* _TASK DIRECTIONS_
Please transcribe the listing below in full and word for word, without its pictures.

┄┄┄┄┄┄

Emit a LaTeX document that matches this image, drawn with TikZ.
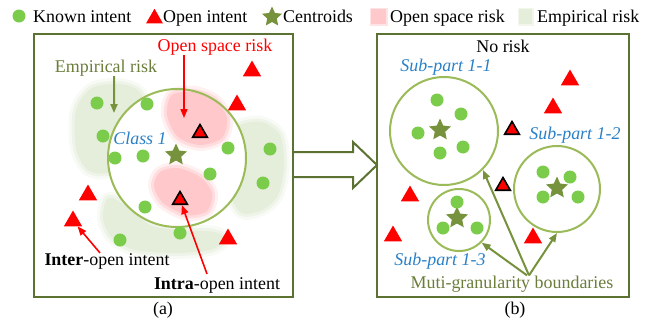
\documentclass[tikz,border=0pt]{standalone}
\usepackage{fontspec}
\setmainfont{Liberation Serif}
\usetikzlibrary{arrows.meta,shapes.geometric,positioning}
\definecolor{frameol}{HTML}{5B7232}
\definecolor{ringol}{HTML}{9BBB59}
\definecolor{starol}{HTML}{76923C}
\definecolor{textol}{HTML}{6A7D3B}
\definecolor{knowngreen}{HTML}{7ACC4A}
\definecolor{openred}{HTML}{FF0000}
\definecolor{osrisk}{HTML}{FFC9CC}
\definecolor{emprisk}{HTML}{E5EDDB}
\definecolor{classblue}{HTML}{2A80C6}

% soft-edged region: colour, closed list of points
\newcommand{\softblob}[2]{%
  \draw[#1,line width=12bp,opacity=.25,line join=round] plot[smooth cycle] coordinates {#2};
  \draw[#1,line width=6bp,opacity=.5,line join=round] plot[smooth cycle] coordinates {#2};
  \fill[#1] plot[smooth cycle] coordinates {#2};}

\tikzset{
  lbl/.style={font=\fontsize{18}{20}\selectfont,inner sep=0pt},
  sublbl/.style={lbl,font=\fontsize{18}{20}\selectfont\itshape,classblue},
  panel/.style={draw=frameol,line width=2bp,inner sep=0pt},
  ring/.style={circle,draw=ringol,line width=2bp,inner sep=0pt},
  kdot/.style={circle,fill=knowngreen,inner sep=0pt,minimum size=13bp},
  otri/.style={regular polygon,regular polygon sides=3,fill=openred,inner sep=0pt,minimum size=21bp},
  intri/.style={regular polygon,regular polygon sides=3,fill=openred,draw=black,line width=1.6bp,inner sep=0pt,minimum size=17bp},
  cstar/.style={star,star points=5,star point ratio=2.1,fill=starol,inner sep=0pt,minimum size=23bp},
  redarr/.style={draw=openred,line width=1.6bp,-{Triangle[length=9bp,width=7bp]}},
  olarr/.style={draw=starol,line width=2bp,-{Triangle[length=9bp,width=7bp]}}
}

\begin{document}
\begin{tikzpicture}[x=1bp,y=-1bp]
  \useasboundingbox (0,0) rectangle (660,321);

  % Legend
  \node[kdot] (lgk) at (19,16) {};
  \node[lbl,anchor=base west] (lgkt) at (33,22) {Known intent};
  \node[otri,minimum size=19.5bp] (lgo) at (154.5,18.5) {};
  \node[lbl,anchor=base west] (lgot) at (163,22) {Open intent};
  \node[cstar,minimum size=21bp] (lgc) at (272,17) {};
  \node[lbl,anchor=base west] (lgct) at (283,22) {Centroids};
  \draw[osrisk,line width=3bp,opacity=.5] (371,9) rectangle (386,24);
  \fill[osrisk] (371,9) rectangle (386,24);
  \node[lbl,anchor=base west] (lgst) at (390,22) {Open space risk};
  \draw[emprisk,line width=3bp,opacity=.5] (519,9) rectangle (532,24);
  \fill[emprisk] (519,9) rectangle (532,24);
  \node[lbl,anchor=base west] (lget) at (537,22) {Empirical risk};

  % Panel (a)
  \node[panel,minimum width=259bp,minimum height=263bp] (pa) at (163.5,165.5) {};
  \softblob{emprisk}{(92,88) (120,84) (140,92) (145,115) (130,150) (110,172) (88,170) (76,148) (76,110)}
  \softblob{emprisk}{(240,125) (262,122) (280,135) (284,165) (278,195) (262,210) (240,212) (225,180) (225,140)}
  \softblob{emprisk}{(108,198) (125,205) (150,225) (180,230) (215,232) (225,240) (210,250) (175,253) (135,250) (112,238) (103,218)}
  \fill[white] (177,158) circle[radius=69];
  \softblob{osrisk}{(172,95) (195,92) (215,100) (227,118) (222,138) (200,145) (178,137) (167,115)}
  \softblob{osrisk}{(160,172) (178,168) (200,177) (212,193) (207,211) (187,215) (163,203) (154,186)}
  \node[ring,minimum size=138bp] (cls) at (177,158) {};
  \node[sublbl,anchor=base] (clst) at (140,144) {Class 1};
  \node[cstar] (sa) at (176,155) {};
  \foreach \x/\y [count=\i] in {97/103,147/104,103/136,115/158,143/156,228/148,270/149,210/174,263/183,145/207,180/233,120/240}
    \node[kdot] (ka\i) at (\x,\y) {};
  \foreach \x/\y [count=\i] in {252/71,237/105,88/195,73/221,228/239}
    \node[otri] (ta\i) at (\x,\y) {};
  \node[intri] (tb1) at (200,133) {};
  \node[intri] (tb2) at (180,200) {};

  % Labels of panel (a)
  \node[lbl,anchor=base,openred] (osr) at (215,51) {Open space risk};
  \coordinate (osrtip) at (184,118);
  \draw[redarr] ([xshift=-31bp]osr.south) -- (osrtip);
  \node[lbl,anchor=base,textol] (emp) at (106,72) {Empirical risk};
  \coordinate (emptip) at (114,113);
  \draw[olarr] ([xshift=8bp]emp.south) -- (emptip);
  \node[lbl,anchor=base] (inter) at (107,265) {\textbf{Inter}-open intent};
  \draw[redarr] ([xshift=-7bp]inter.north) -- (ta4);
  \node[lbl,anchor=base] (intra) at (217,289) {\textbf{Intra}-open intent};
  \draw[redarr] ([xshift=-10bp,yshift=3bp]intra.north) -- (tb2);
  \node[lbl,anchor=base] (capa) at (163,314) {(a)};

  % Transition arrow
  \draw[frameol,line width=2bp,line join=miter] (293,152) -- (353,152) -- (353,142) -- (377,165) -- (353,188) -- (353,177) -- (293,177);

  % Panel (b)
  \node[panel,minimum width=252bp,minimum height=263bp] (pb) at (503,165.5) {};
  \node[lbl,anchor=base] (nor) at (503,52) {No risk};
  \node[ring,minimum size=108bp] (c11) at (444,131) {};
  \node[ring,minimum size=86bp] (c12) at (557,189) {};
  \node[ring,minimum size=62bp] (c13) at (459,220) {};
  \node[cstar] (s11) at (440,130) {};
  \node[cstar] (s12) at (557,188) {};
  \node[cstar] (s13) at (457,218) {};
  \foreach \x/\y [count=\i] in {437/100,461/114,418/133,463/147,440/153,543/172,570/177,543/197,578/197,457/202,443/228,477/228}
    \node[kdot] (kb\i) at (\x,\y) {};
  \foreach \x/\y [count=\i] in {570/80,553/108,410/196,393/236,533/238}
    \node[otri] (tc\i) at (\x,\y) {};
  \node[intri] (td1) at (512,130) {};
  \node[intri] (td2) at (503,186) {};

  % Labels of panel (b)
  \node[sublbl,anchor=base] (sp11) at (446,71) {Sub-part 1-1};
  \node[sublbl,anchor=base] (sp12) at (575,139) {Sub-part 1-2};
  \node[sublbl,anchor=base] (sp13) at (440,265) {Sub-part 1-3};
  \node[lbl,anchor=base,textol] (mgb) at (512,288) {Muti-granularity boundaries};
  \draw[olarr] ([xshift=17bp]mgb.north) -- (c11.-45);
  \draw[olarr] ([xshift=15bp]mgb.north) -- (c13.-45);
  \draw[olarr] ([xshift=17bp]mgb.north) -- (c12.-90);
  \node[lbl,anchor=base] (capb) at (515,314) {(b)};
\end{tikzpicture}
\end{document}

┄┄┄┄┄┄

* _EXERCISE OUTPUT_
Emit a LaTeX document that matches this image, drawn with TikZ.
\documentclass[tikz,border=0pt]{standalone}
\usepackage{fontspec}
\setmainfont{Liberation Serif}
\usetikzlibrary{arrows.meta,shapes.geometric,positioning}
\definecolor{frameol}{HTML}{5B7232}
\definecolor{ringol}{HTML}{9BBB59}
\definecolor{starol}{HTML}{76923C}
\definecolor{textol}{HTML}{6A7D3B}
\definecolor{knowngreen}{HTML}{7ACC4A}
\definecolor{openred}{HTML}{FF0000}
\definecolor{osrisk}{HTML}{FFC9CC}
\definecolor{emprisk}{HTML}{E5EDDB}
\definecolor{classblue}{HTML}{2A80C6}

% soft-edged region: colour, closed list of points
\newcommand{\softblob}[2]{%
  \draw[#1,line width=12bp,opacity=.25,line join=round] plot[smooth cycle] coordinates {#2};
  \draw[#1,line width=6bp,opacity=.5,line join=round] plot[smooth cycle] coordinates {#2};
  \fill[#1] plot[smooth cycle] coordinates {#2};}

\tikzset{
  lbl/.style={font=\fontsize{18}{20}\selectfont,inner sep=0pt},
  sublbl/.style={lbl,font=\fontsize{18}{20}\selectfont\itshape,classblue},
  panel/.style={draw=frameol,line width=2bp,inner sep=0pt},
  ring/.style={circle,draw=ringol,line width=2bp,inner sep=0pt},
  kdot/.style={circle,fill=knowngreen,inner sep=0pt,minimum size=13bp},
  otri/.style={regular polygon,regular polygon sides=3,fill=openred,inner sep=0pt,minimum size=21bp},
  intri/.style={regular polygon,regular polygon sides=3,fill=openred,draw=black,line width=1.6bp,inner sep=0pt,minimum size=17bp},
  cstar/.style={star,star points=5,star point ratio=2.1,fill=starol,inner sep=0pt,minimum size=23bp},
  redarr/.style={draw=openred,line width=1.6bp,-{Triangle[length=9bp,width=7bp]}},
  olarr/.style={draw=starol,line width=2bp,-{Triangle[length=9bp,width=7bp]}}
}

\begin{document}
\begin{tikzpicture}[x=1bp,y=-1bp]
  \useasboundingbox (0,0) rectangle (660,321);

  % Legend
  \node[kdot] (lgk) at (19,16) {};
  \node[lbl,anchor=base west] (lgkt) at (33,22) {Known intent};
  \node[otri,minimum size=19.5bp] (lgo) at (154.5,18.5) {};
  \node[lbl,anchor=base west] (lgot) at (163,22) {Open intent};
  \node[cstar,minimum size=21bp] (lgc) at (272,17) {};
  \node[lbl,anchor=base west] (lgct) at (283,22) {Centroids};
  \draw[osrisk,line width=3bp,opacity=.5] (371,9) rectangle (386,24);
  \fill[osrisk] (371,9) rectangle (386,24);
  \node[lbl,anchor=base west] (lgst) at (390,22) {Open space risk};
  \draw[emprisk,line width=3bp,opacity=.5] (519,9) rectangle (532,24);
  \fill[emprisk] (519,9) rectangle (532,24);
  \node[lbl,anchor=base west] (lget) at (537,22) {Empirical risk};

  % Panel (a)
  \node[panel,minimum width=259bp,minimum height=263bp] (pa) at (163.5,165.5) {};
  \softblob{emprisk}{(92,88) (120,84) (140,92) (145,115) (130,150) (110,172) (88,170) (76,148) (76,110)}
  \softblob{emprisk}{(240,125) (262,122) (280,135) (284,165) (278,195) (262,210) (240,212) (225,180) (225,140)}
  \softblob{emprisk}{(108,198) (125,205) (150,225) (180,230) (215,232) (225,240) (210,250) (175,253) (135,250) (112,238) (103,218)}
  \fill[white] (177,158) circle[radius=69];
  \softblob{osrisk}{(172,95) (195,92) (215,100) (227,118) (222,138) (200,145) (178,137) (167,115)}
  \softblob{osrisk}{(160,172) (178,168) (200,177) (212,193) (207,211) (187,215) (163,203) (154,186)}
  \node[ring,minimum size=138bp] (cls) at (177,158) {};
  \node[sublbl,anchor=base] (clst) at (140,144) {Class 1};
  \node[cstar] (sa) at (176,155) {};
  \foreach \x/\y [count=\i] in {97/103,147/104,103/136,115/158,143/156,228/148,270/149,210/174,263/183,145/207,180/233,120/240}
    \node[kdot] (ka\i) at (\x,\y) {};
  \foreach \x/\y [count=\i] in {252/71,237/105,88/195,73/221,228/239}
    \node[otri] (ta\i) at (\x,\y) {};
  \node[intri] (tb1) at (200,133) {};
  \node[intri] (tb2) at (180,200) {};

  % Labels of panel (a)
  \node[lbl,anchor=base,openred] (osr) at (215,51) {Open space risk};
  \coordinate (osrtip) at (184,118);
  \draw[redarr] ([xshift=-31bp]osr.south) -- (osrtip);
  \node[lbl,anchor=base,textol] (emp) at (106,72) {Empirical risk};
  \coordinate (emptip) at (114,113);
  \draw[olarr] ([xshift=8bp]emp.south) -- (emptip);
  \node[lbl,anchor=base] (inter) at (107,265) {\textbf{Inter}-open intent};
  \draw[redarr] ([xshift=-7bp]inter.north) -- (ta4);
  \node[lbl,anchor=base] (intra) at (217,289) {\textbf{Intra}-open intent};
  \draw[redarr] ([xshift=-10bp,yshift=3bp]intra.north) -- (tb2);
  \node[lbl,anchor=base] (capa) at (163,314) {(a)};

  % Transition arrow
  \draw[frameol,line width=2bp,line join=miter] (293,152) -- (353,152) -- (353,142) -- (377,165) -- (353,188) -- (353,177) -- (293,177);

  % Panel (b)
  \node[panel,minimum width=252bp,minimum height=263bp] (pb) at (503,165.5) {};
  \node[lbl,anchor=base] (nor) at (503,52) {No risk};
  \node[ring,minimum size=108bp] (c11) at (444,131) {};
  \node[ring,minimum size=86bp] (c12) at (557,189) {};
  \node[ring,minimum size=62bp] (c13) at (459,220) {};
  \node[cstar] (s11) at (440,130) {};
  \node[cstar] (s12) at (557,188) {};
  \node[cstar] (s13) at (457,218) {};
  \foreach \x/\y [count=\i] in {437/100,461/114,418/133,463/147,440/153,543/172,570/177,543/197,578/197,457/202,443/228,477/228}
    \node[kdot] (kb\i) at (\x,\y) {};
  \foreach \x/\y [count=\i] in {570/80,553/108,410/196,393/236,533/238}
    \node[otri] (tc\i) at (\x,\y) {};
  \node[intri] (td1) at (512,130) {};
  \node[intri] (td2) at (503,186) {};

  % Labels of panel (b)
  \node[sublbl,anchor=base] (sp11) at (446,71) {Sub-part 1-1};
  \node[sublbl,anchor=base] (sp12) at (575,139) {Sub-part 1-2};
  \node[sublbl,anchor=base] (sp13) at (440,265) {Sub-part 1-3};
  \node[lbl,anchor=base,textol] (mgb) at (512,288) {Muti-granularity boundaries};
  \draw[olarr] ([xshift=17bp]mgb.north) -- (c11.-45);
  \draw[olarr] ([xshift=15bp]mgb.north) -- (c13.-45);
  \draw[olarr] ([xshift=17bp]mgb.north) -- (c12.-90);
  \node[lbl,anchor=base] (capb) at (515,314) {(b)};
\end{tikzpicture}
\end{document}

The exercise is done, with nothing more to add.